The largest grant in the Britt Festivals' history will go toward a new performance space on the music festival's Jacksonville grounds, Britt officials say.

The M.J. Murdock Charitable Trust donated $200,000 contingent on Britt rounding up full funding for the $823,000 project.

Britt has been working with the trust for more than a year, Britt Executive Director Donna Briggs said.

"We're pretty excited about it," she said.

The new space would replace the Table Rock Cafe stage on the hillside above the Britt Pavilion, near the concession area. It would host smaller concerts, including chamber music, jazz combos, acoustic music and family concerts, beginning with the 2013 season. It could be configured for cafe seating for 150 or theater seating for a larger number.

The entire project is subject to review and approval by the Jacksonville Historical and Architectural Review Commission. Briggs said Britt would submit the paperwork to the commission this summer and, with the commission's approval, could break ground as early as October.

Briggs said the smaller space would diversify Britt's programming opportunities, enabling the festival to present acts that don't pencil out on the main stage of the 2,200-seat venue, providing rental opportunities for outside groups and booking shows on "dark" nights" — times when there is nothing scheduled on the main stage.

It also would create a much-needed additional revenue stream for the festival in the form of rental fees, tickets and increased concession sales.

"There isn't a week that I don't get a call from somebody wanting to lease the stage," Briggs said.

But the main stage is large and expensive and makes modest turnouts look like an empty room. Britt recently had students from two of its educational programs, Farmer Jason and Rock Camp, perform there, and only about 100 people showed up.

Briggs said Britt plans to create a special concert series for the Garden featuring local and regional artists playing chamber music and jazz in the new space. The space also will be used for family concert programs, pre-concert talks before shows in August's Classical Festival, summer camp concerts, master classes and other educational events.

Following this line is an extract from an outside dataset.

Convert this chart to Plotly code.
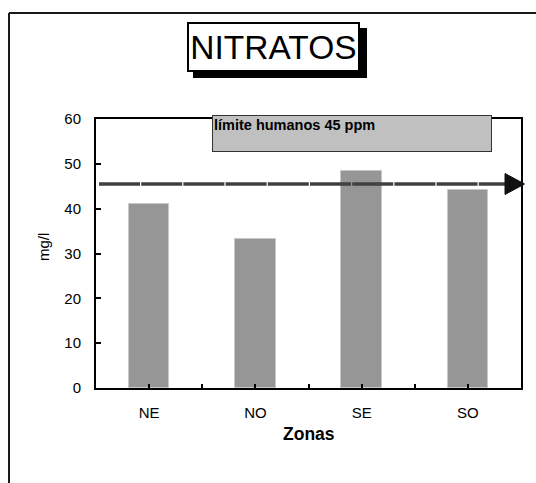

The project includes plans to bring the area in and around the new space up to the standards of the Americans With Disabilities Act. For 50 years, many patrons with disabilities have been unable to get up the hill to the concessions area. Plans call for ADA-compliant pathways and lighting to the new concessions area as well as the performance garden.

The list of the project's other funders so far includes the Paul G. Allen Family Foundation ($50,000), West Coast Events ($50,000) and the Ben B. Cheney Foundation ($25,000). In addition, in-kind support (pledges of professional services) to date is $250,000. That leaves Britt with a bit less than $250,000 to raise.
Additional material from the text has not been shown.